======== Material for this exercise

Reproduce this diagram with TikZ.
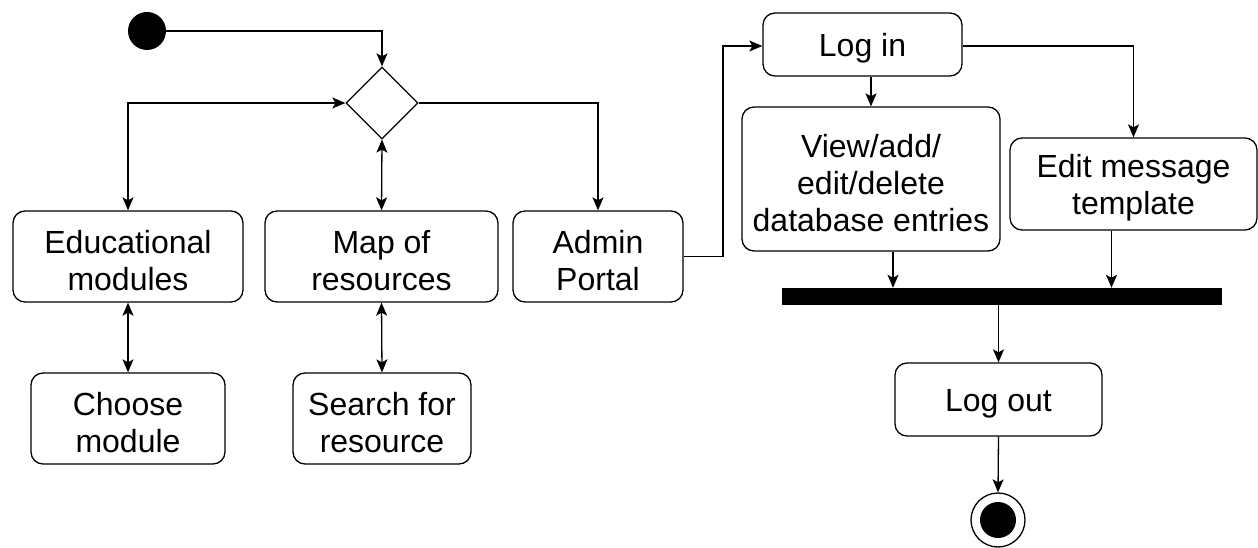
\documentclass[tikz,border=0pt]{standalone}
\usepackage{fontspec}
\setmainfont{Liberation Sans}
\usetikzlibrary{arrows.meta,shapes.geometric,calc}
\begin{document}
\begin{tikzpicture}[x=1pt,y=-1pt,
  lw/.style={line width=1.3pt},
  box/.style={draw,lw,rounded corners=12pt,inner sep=0pt},
  txt/.style={align=center,inner sep=0pt,yshift=-4pt,font=\fontsize{32}{37}\selectfont},
  conn/.style={lw,-{Stealth[length=13pt,width=11pt,inset=3pt]}},
  dconn/.style={lw,{Stealth[length=13pt,width=11pt,inset=3pt]}-{Stealth[length=13pt,width=11pt,inset=3pt]}}
]
\useasboundingbox (0,0) rectangle (1258,548);
% nodes
\node[circle,fill=black,minimum size=38pt,inner sep=0pt] (start) at (147,31) {};
\node[diamond,draw,lw,minimum width=72pt,minimum height=72pt,inner sep=0pt] (dia) at (382,103) {};
\node[box,minimum width=230pt,minimum height=91pt,label={[txt]center:{Educational\\modules}}] (edu) at (128,256.5) {};
\node[box,minimum width=233pt,minimum height=91pt,label={[txt]center:{Map of\\resources}}] (map) at (381.5,256.5) {};
\node[box,minimum width=170pt,minimum height=91pt,label={[txt]center:{Admin\\Portal}}] (admin) at (598,256.5) {};
\node[box,minimum width=194pt,minimum height=91pt,label={[txt]center:{Choose\\module}}] (choose) at (128,418.5) {};
\node[box,minimum width=178pt,minimum height=91pt,label={[txt]center:{Search for\\resource}}] (search) at (382,418.5) {};
\node[box,minimum width=199pt,minimum height=63pt,label={[txt]center:{Log in}}] (login) at (862.5,44.5) {};
\node[box,minimum width=258pt,minimum height=144pt,label={[txt]center:{View/add/\\edit/delete\\database entries}}] (view) at (871,179) {};
\node[box,minimum width=247pt,minimum height=92pt,label={[txt]center:{Edit message\\template}}] (edit) at (1133.5,184) {};
\node[fill=black,minimum width=440pt,minimum height=17pt,inner sep=0pt] (bar) at (1002,296.5) {};
\node[box,minimum width=207pt,minimum height=73pt,label={[txt]center:{Log out}}] (logout) at (998.5,399.5) {};
\node[circle,draw,lw,minimum size=54pt,inner sep=0pt] (final) at (998,520) {};
\node[circle,fill=black,minimum size=36pt,inner sep=0pt] at (final) {};
\coordinate (bend) at (723,256.5);
% connectors
\draw[conn] (start.east) -| (dia.north);
\draw[dconn] (dia.west) -| (edu.north);
\draw[dconn] (dia.south) -- (map.north);
\draw[conn] (dia.east) -| (admin.north);
\draw[dconn] (edu.south) -- (choose.north);
\draw[dconn] (map.south) -- (search.north);
\draw[conn] (admin.east) -- (bend) |- ([yshift=-1.5pt]login.west);
\draw[conn] (view.north |- login.south) -- (view.north);
\draw[conn] ([yshift=-1.5pt]login.east) -| (edit.north);
\draw[conn] ([xshift=22pt]view.south) -- ([xshift=22pt]view.south |- bar.north);
\draw[conn] ([xshift=-22pt]edit.south) -- ([xshift=-22pt]edit.south |- bar.north);
\draw[conn] (logout.north |- bar.south) -- (logout.north);
\draw[conn] (logout.south) -- (final.north);
\end{tikzpicture}
\end{document}
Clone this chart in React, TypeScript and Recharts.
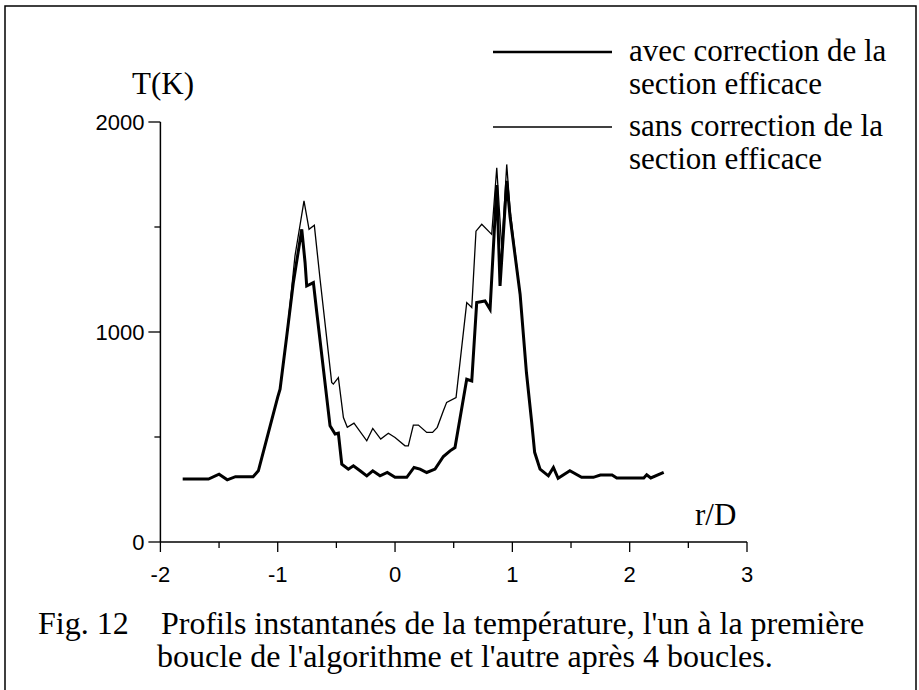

================

_Work required_.
Reproduce the material above in full and without alteration, but skip all pictures.

_Correct response_.
Reproduce this diagram with TikZ.
\documentclass[tikz,border=0pt]{standalone}
\usepackage{fontspec}
\setmainfont{Liberation Sans}
\usetikzlibrary{arrows.meta,shapes.geometric,calc}
\begin{document}
\begin{tikzpicture}[x=1pt,y=-1pt,
  lw/.style={line width=1.3pt},
  box/.style={draw,lw,rounded corners=12pt,inner sep=0pt},
  txt/.style={align=center,inner sep=0pt,yshift=-4pt,font=\fontsize{32}{37}\selectfont},
  conn/.style={lw,-{Stealth[length=13pt,width=11pt,inset=3pt]}},
  dconn/.style={lw,{Stealth[length=13pt,width=11pt,inset=3pt]}-{Stealth[length=13pt,width=11pt,inset=3pt]}}
]
\useasboundingbox (0,0) rectangle (1258,548);
% nodes
\node[circle,fill=black,minimum size=38pt,inner sep=0pt] (start) at (147,31) {};
\node[diamond,draw,lw,minimum width=72pt,minimum height=72pt,inner sep=0pt] (dia) at (382,103) {};
\node[box,minimum width=230pt,minimum height=91pt,label={[txt]center:{Educational\\modules}}] (edu) at (128,256.5) {};
\node[box,minimum width=233pt,minimum height=91pt,label={[txt]center:{Map of\\resources}}] (map) at (381.5,256.5) {};
\node[box,minimum width=170pt,minimum height=91pt,label={[txt]center:{Admin\\Portal}}] (admin) at (598,256.5) {};
\node[box,minimum width=194pt,minimum height=91pt,label={[txt]center:{Choose\\module}}] (choose) at (128,418.5) {};
\node[box,minimum width=178pt,minimum height=91pt,label={[txt]center:{Search for\\resource}}] (search) at (382,418.5) {};
\node[box,minimum width=199pt,minimum height=63pt,label={[txt]center:{Log in}}] (login) at (862.5,44.5) {};
\node[box,minimum width=258pt,minimum height=144pt,label={[txt]center:{View/add/\\edit/delete\\database entries}}] (view) at (871,179) {};
\node[box,minimum width=247pt,minimum height=92pt,label={[txt]center:{Edit message\\template}}] (edit) at (1133.5,184) {};
\node[fill=black,minimum width=440pt,minimum height=17pt,inner sep=0pt] (bar) at (1002,296.5) {};
\node[box,minimum width=207pt,minimum height=73pt,label={[txt]center:{Log out}}] (logout) at (998.5,399.5) {};
\node[circle,draw,lw,minimum size=54pt,inner sep=0pt] (final) at (998,520) {};
\node[circle,fill=black,minimum size=36pt,inner sep=0pt] at (final) {};
\coordinate (bend) at (723,256.5);
% connectors
\draw[conn] (start.east) -| (dia.north);
\draw[dconn] (dia.west) -| (edu.north);
\draw[dconn] (dia.south) -- (map.north);
\draw[conn] (dia.east) -| (admin.north);
\draw[dconn] (edu.south) -- (choose.north);
\draw[dconn] (map.south) -- (search.north);
\draw[conn] (admin.east) -- (bend) |- ([yshift=-1.5pt]login.west);
\draw[conn] (view.north |- login.south) -- (view.north);
\draw[conn] ([yshift=-1.5pt]login.east) -| (edit.north);
\draw[conn] ([xshift=22pt]view.south) -- ([xshift=22pt]view.south |- bar.north);
\draw[conn] ([xshift=-22pt]edit.south) -- ([xshift=-22pt]edit.south |- bar.north);
\draw[conn] (logout.north |- bar.south) -- (logout.north);
\draw[conn] (logout.south) -- (final.north);
\end{tikzpicture}
\end{document}
Clone this chart in React, TypeScript and Recharts.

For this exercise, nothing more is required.